WRITTEN PROBLEM:
The lines to extract run from the first line of the material below to the line containing "const yLabelsRNA = [0, 0.5, 1.0, 1.5];", both included; leave the pictures behind.

^^^^

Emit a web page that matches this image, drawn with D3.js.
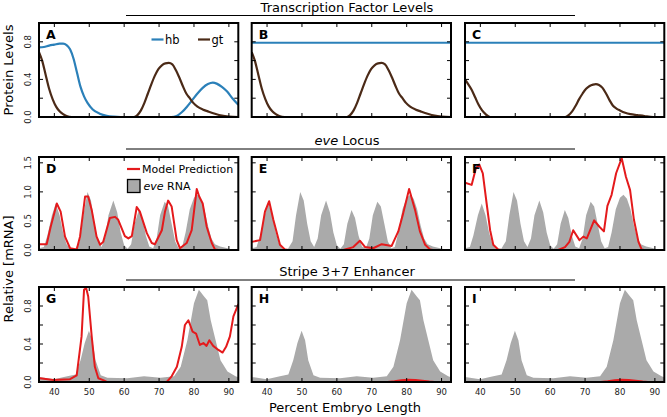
<!DOCTYPE html>
<html><head><meta charset="utf-8">
<script src="https://cdn.jsdelivr.net/npm/d3@7"></script>
<style>body{margin:0;background:#fff}svg{display:block;font-family:"DejaVu Sans",sans-serif}</style>
</head><body><svg id="c" width="667" height="417"></svg>
<script>
// ---------- DATA ----------
const xTicks = [40, 50, 60, 70, 80, 90];
const panelLetters = [["A","B","C"],["D","E","F"],["G","H","I"]];
const rowTitles = ["Transcription Factor Levels", "eve Locus", "Stripe 3+7 Enhancer"];
const yTicksTF = [0, 0.2, 0.4, 0.6, 0.8];
const yLabelsTF = [0, 0.4, 0.8];
const yTicksRNA = [0, 0.5, 1.0, 1.5];
const yLabelsRNA = [0, 0.5, 1.0, 1.5];

const hbA = [[35.6,0.74],[37,0.745],[38.5,0.76],[40,0.77],[41.5,0.78],[42.5,0.78],[43.5,0.765],[44.5,0.72],[45.5,0.62],[46.5,0.47],[47.5,0.32],[48.5,0.22],[49.5,0.15],[51,0.08],[53,0.035],[55,0.012],[57,0.003],[59,0],[73.5,0],[75,0.01],[76.5,0.05],[78,0.11],[79.5,0.18],[81,0.25],[82.5,0.31],[84,0.35],[85.4,0.365],[86.5,0.355],[88,0.32],[89.5,0.27],[91,0.2],[92.7,0.13]];
const hbFlat = [[35.6,0.79],[92.7,0.79]];
const gtA = [[35.6,0.69],[36.5,0.6],[37.5,0.45],[38.5,0.3],[39.5,0.19],[40.5,0.11],[41.5,0.06],[42.5,0.03],[43.5,0.01],[45,0],[62.8,0],[63.8,0.02],[64.8,0.07],[65.8,0.15],[66.8,0.25],[67.8,0.35],[68.8,0.44],[69.8,0.51],[70.8,0.55],[71.8,0.57],[72.8,0.575],[73.8,0.56],[74.8,0.5],[75.8,0.42],[76.8,0.33],[77.8,0.25],[78.8,0.2],[79.8,0.15],[81,0.11],[82.5,0.08],[84,0.06],[86,0.035],[88,0.015],[90,0.005],[92.7,0]];
const gtC = [[35.6,0.40],[36.5,0.35],[37.5,0.29],[38.5,0.21],[39.5,0.13],[40.5,0.07],[41.5,0.03],[42.8,0],[64.3,0],[65.3,0.02],[66.3,0.06],[67.3,0.12],[68.3,0.19],[69.3,0.25],[70.3,0.3],[71.3,0.33],[72.3,0.345],[73.1,0.35],[74,0.34],[75,0.31],[76,0.25],[77,0.18],[78,0.12],[79,0.09],[80,0.07],[81.5,0.045],[83,0.03],[85,0.02],[87,0.01],[89.5,0],[92.7,0]];

const eveRNA = [[35.6,0.03],[37,0.05],[38,0.25],[39.3,0.6],[40.4,0.8],[41.5,0.6],[42.5,0.3],[43.5,0.1],[44.5,0.02],[46,0.02],[47.3,0.15],[48.3,0.6],[49.5,1.0],[50.5,0.85],[51.5,0.45],[52.5,0.15],[53.5,0.05],[54.5,0.2],[55.5,0.6],[56.9,0.85],[58,0.65],[59,0.3],[60,0.08],[61,0.02],[62,0.1],[63,0.45],[64.2,0.69],[65.2,0.55],[66.2,0.25],[67.2,0.06],[68.3,0.03],[69.3,0.2],[70.3,0.6],[71.6,0.83],[72.6,0.75],[73.6,0.45],[74.6,0.15],[75.6,0.03],[76.6,0.05],[77.6,0.3],[78.8,0.7],[80,0.9],[81,0.95],[82,0.88],[83,0.7],[84,0.42],[85,0.2],[86,0.1],[87.5,0.06],[89,0.04],[91,0.01],[92.7,0]];
const modelD = [[35.6,0.10],[37.8,0.10],[38.95,0.40],[40.7,0.80],[41.8,0.66],[43.05,0.23],[44.5,0.03],[46.4,0.01],[47.35,0.23],[48.8,0.92],[49.7,0.92],[50.7,0.69],[52.1,0.23],[53.1,0.09],[54.0,0.14],[55.9,0.55],[57.4,0.57],[58.3,0.52],[60.2,0.24],[61.2,0.20],[62.2,0.24],[63.6,0.74],[64.5,0.66],[66.5,0.29],[67.9,0.12],[68.8,0.10],[70.8,0.34],[71.7,0.66],[72.6,0.85],[73.6,0.75],[75.05,0.17],[76.0,0.03],[77.9,0.12],[79.35,0.34],[80.8,1.05],[81.5,0.92],[82.5,0.80],[83.65,0.40],[85.1,0.12],[86.0,0.01],[87,0],[92.7,0]];
const modelE = [[35.6,0.14],[38.0,0.17],[39.4,0.66],[40.6,0.84],[41.8,0.52],[43.7,0.09],[45.1,0.01],[46,0],[61.85,0],[64.7,0.05],[66.6,0.16],[68.1,0.05],[70.4,0.03],[72.85,0.10],[75.7,0.07],[77.6,0.32],[79.0,0.63],[80.7,1.05],[82.4,0.69],[83.8,0.32],[85.3,0.09],[86.7,0.01],[87.5,0],[92.7,0]];
const modelF = [[35.6,1.16],[37.5,1.12],[38.75,1.41],[39.7,1.47],[40.7,1.32],[41.8,0.80],[42.8,0.34],[43.7,0.09],[45.1,0.01],[46,0],[62.3,0],[64.25,0.05],[65.5,0.14],[66.6,0.34],[68.4,0.17],[69.5,0.23],[70.5,0.20],[72.6,0.51],[74.1,0.40],[75.4,0.32],[76.4,0.76],[77.6,0.95],[78.9,1.32],[80.5,1.58],[81.7,1.26],[82.9,1.03],[84.0,0.52],[85.3,0.14],[86.2,0.01],[87,0],[92.7,0]];

const stripeRNA = [[35.6,0.05],[36.1,0.05],[39.9,0.03],[43.7,0.06],[46.1,0.08],[47.5,0.23],[48.7,0.41],[49.9,0.54],[50.9,0.44],[51.8,0.23],[53.3,0.07],[55.2,0.045],[60.9,0.04],[65.7,0.06],[70.4,0.045],[74.3,0.06],[76.2,0.16],[78.1,0.44],[80.0,0.83],[81.4,0.97],[82.9,0.90],[83.8,0.86],[84.8,0.65],[86.2,0.44],[87.6,0.23],[89.6,0.11],[91.9,0.06],[92.7,0.05]];
const modelG = [[35.6,0.04],[35.9,0.04],[39.7,0.02],[44.5,0.03],[46.4,0.07],[47.8,0.48],[48.5,0.97],[49.1,0.99],[49.7,0.90],[50.7,0.48],[51.6,0.16],[52.6,0.04],[54.0,0.02],[55,0],[72.2,0],[73.6,0.06],[75.1,0.16],[76.5,0.37],[77.4,0.60],[78.4,0.65],[79.6,0.53],[80.6,0.51],[81.7,0.39],[82.7,0.41],[83.6,0.38],[84.4,0.44],[85.5,0.38],[86.9,0.34],[88.2,0.31],[89.2,0.37],[90.3,0.48],[91.3,0.69],[92.4,0.79],[92.7,0.82]];
const modelH = [[74.5,0],[76.5,0.008],[78.5,0.018],[80.5,0.024],[82.5,0.022],[84.5,0.014],[86.5,0.005],[88,0]];
const modelI = [[74.5,0],[76.5,0.008],[78.5,0.018],[80.5,0.024],[82.5,0.022],[84.5,0.014],[86.5,0.005],[88,0]];

// ---------- LAYOUT ----------
const svg = d3.select("#c");
const colX = [39, 251.7, 465], panelW = 199.3;
const rows = [
  {y0: 23, y1: 117, dom: [0, 1.0], ticks: yTicksTF, labels: yLabelsTF},
  {y0: 157, y1: 250, dom: [0, 1.6], ticks: yTicksRNA, labels: yLabelsRNA},
  {y0: 287, y1: 382, dom: [0, 1.0], ticks: yTicksTF, labels: yLabelsTF}
];
const C = {hb: "#2b80b9", gt: "#4b2a17", red: "#e41a1c", gray: "#aaaaaa"};
const font = '"DejaVu Sans", sans-serif';

const panelsData = [
  [{lines: [[hbA, C.hb], [gtA, C.gt]]}, {lines: [[hbFlat, C.hb], [gtA, C.gt]]}, {lines: [[hbFlat, C.hb], [gtC, C.gt]]}],
  [{area: eveRNA, model: modelD}, {area: eveRNA, model: modelE}, {area: eveRNA, model: modelF}],
  [{area: stripeRNA, model: modelG}, {area: stripeRNA, model: modelH}, {area: stripeRNA, model: modelI}]
];

const defs = svg.append("defs");
rows.forEach((r, ri) => {
  colX.forEach((cx, ci) => {
    const x = d3.scaleLinear().domain([35.6, 92.7]).range([cx, cx + panelW]);
    const y = d3.scaleLinear().domain(r.dom).range([r.y1, r.y0]);
    const id = "clip" + ri + ci;
    defs.append("clipPath").attr("id", id).append("rect")
      .attr("x", cx).attr("y", r.y0).attr("width", panelW).attr("height", r.y1 - r.y0);
    const g = svg.append("g");
    const pg = g.append("g").attr("clip-path", `url(#${id})`);
    const pd = panelsData[ri][ci];
    if (pd.lines) {
      const line = d3.line().x(d => x(d[0])).y(d => y(d[1])).curve(d3.curveMonotoneX);
      pd.lines.forEach(([data, col]) => {
        pg.append("path").attr("d", line(data)).attr("fill", "none")
          .attr("stroke", col).attr("stroke-width", 2.2);
      });
    } else {
      const area = d3.area().x(d => x(d[0])).y0(y(0)).y1(d => y(d[1]));
      pg.append("path").attr("d", area(pd.area)).attr("fill", C.gray);
      const line = d3.line().x(d => x(d[0])).y(d => y(d[1]));
      pg.append("path").attr("d", line(pd.model)).attr("fill", "none")
        .attr("stroke", C.red).attr("stroke-width", 2).attr("stroke-linejoin", "round");
    }
    // inward ticks
    const tl = 4;
    xTicks.forEach(t => {
      g.append("line").attr("x1", x(t)).attr("x2", x(t)).attr("y1", r.y1).attr("y2", r.y1 - tl).attr("stroke", "#000");
      g.append("line").attr("x1", x(t)).attr("x2", x(t)).attr("y1", r.y0).attr("y2", r.y0 + tl).attr("stroke", "#000");
    });
    r.ticks.forEach(t => {
      g.append("line").attr("x1", cx).attr("x2", cx + tl).attr("y1", y(t)).attr("y2", y(t)).attr("stroke", "#000");
      g.append("line").attr("x1", cx + panelW).attr("x2", cx + panelW - tl).attr("y1", y(t)).attr("y2", y(t)).attr("stroke", "#000");
    });
    // frame
    g.append("rect").attr("x", cx).attr("y", r.y0).attr("width", panelW).attr("height", r.y1 - r.y0)
      .attr("fill", "none").attr("stroke", "#000").attr("stroke-width", 2);
    // letter
    g.append("text").attr("x", cx + 7).attr("y", r.y0 + 15.5).text(panelLetters[ri][ci])
      .attr("font-family", font).attr("font-weight", "bold").attr("font-size", 12.5);
    // y labels
    if (ci === 0) {
      r.labels.forEach(t => {
        g.append("text").attr("transform", `translate(31,${y(t)}) rotate(-90)`)
          .attr("text-anchor", "middle").attr("font-size", 8.5).attr("fill", "#222")
          .attr("font-family", font).text(d3.format(".1f")(t));
      });
    }
    if (ri === 2) {
      xTicks.forEach(t => {
        g.append("text").attr("x", x(t)).attr("y", 395).attr("text-anchor", "middle")
          .attr("font-size", 8.5).attr("fill", "#222").attr("font-family", font).text(t);
      });
    }
  });
});

// row titles and lines
const titleY = [12, 145, 276], lineY = [15.5, 149, 280];
rowTitles.forEach((t, i) => {
  svg.append("line").attr("x1", 126).attr("x2", 575).attr("y1", lineY[i]).attr("y2", lineY[i])
    .attr("stroke", "#000").attr("stroke-width", 1);
  const tx = svg.append("text").attr("x", 347).attr("y", titleY[i]).attr("text-anchor", "middle")
    .attr("font-size", 13).attr("font-family", font);
  if (i === 1) {
    tx.append("tspan").attr("font-style", "italic").text("eve");
    tx.append("tspan").text(" Locus");
  } else tx.text(t);
});

// axis titles
svg.append("text").attr("transform", "translate(13,70) rotate(-90)").attr("text-anchor", "middle")
  .attr("font-size", 13).attr("font-family", font).text("Protein Levels");
svg.append("text").attr("transform", "translate(13,269) rotate(-90)").attr("text-anchor", "middle")
  .attr("font-size", 13).attr("font-family", font).text("Relative [mRNA]");
svg.append("text").attr("x", 345).attr("y", 411.5).attr("text-anchor", "middle")
  .attr("font-size", 13).attr("font-family", font).text("Percent Embryo Length");

// legend A
const lg = svg.append("g");
lg.append("line").attr("x1", 151.5).attr("x2", 163.5).attr("y1", 39.5).attr("y2", 39.5).attr("stroke", C.hb).attr("stroke-width", 2.2);
lg.append("text").attr("x", 165).attr("y", 43.5).attr("font-size", 11.5).attr("font-family", font).text("hb");
lg.append("line").attr("x1", 198).attr("x2", 210).attr("y1", 39.5).attr("y2", 39.5).attr("stroke", C.gt).attr("stroke-width", 2.2);
lg.append("text").attr("x", 211.5).attr("y", 43.5).attr("font-size", 11.5).attr("font-family", font).text("gt");
// legend D
lg.append("line").attr("x1", 127).attr("x2", 140).attr("y1", 169).attr("y2", 169).attr("stroke", C.red).attr("stroke-width", 2.2);
lg.append("text").attr("x", 142).attr("y", 173).attr("font-size", 11).attr("font-family", font).text("Model Prediction");
lg.append("rect").attr("x", 127.5).attr("y", 179.5).attr("width", 12.5).attr("height", 13).attr("fill", C.gray).attr("stroke", "#000").attr("stroke-width", 1.3);
const et = lg.append("text").attr("x", 143.5).attr("y", 190).attr("font-size", 11).attr("font-family", font);
et.append("tspan").attr("font-style", "italic").text("eve");
et.append("tspan").text(" RNA");
</script></body></html>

^^^^

THE SOLUTION:
Emit a web page that matches this image, drawn with D3.js.
<!DOCTYPE html>
<html><head><meta charset="utf-8">
<script src="https://cdn.jsdelivr.net/npm/d3@7"></script>
<style>body{margin:0;background:#fff}svg{display:block;font-family:"DejaVu Sans",sans-serif}</style>
</head><body><svg id="c" width="667" height="417"></svg>
<script>
// ---------- DATA ----------
const xTicks = [40, 50, 60, 70, 80, 90];
const panelLetters = [["A","B","C"],["D","E","F"],["G","H","I"]];
const rowTitles = ["Transcription Factor Levels", "eve Locus", "Stripe 3+7 Enhancer"];
const yTicksTF = [0, 0.2, 0.4, 0.6, 0.8];
const yLabelsTF = [0, 0.4, 0.8];
const yTicksRNA = [0, 0.5, 1.0, 1.5];
const yLabelsRNA = [0, 0.5, 1.0, 1.5];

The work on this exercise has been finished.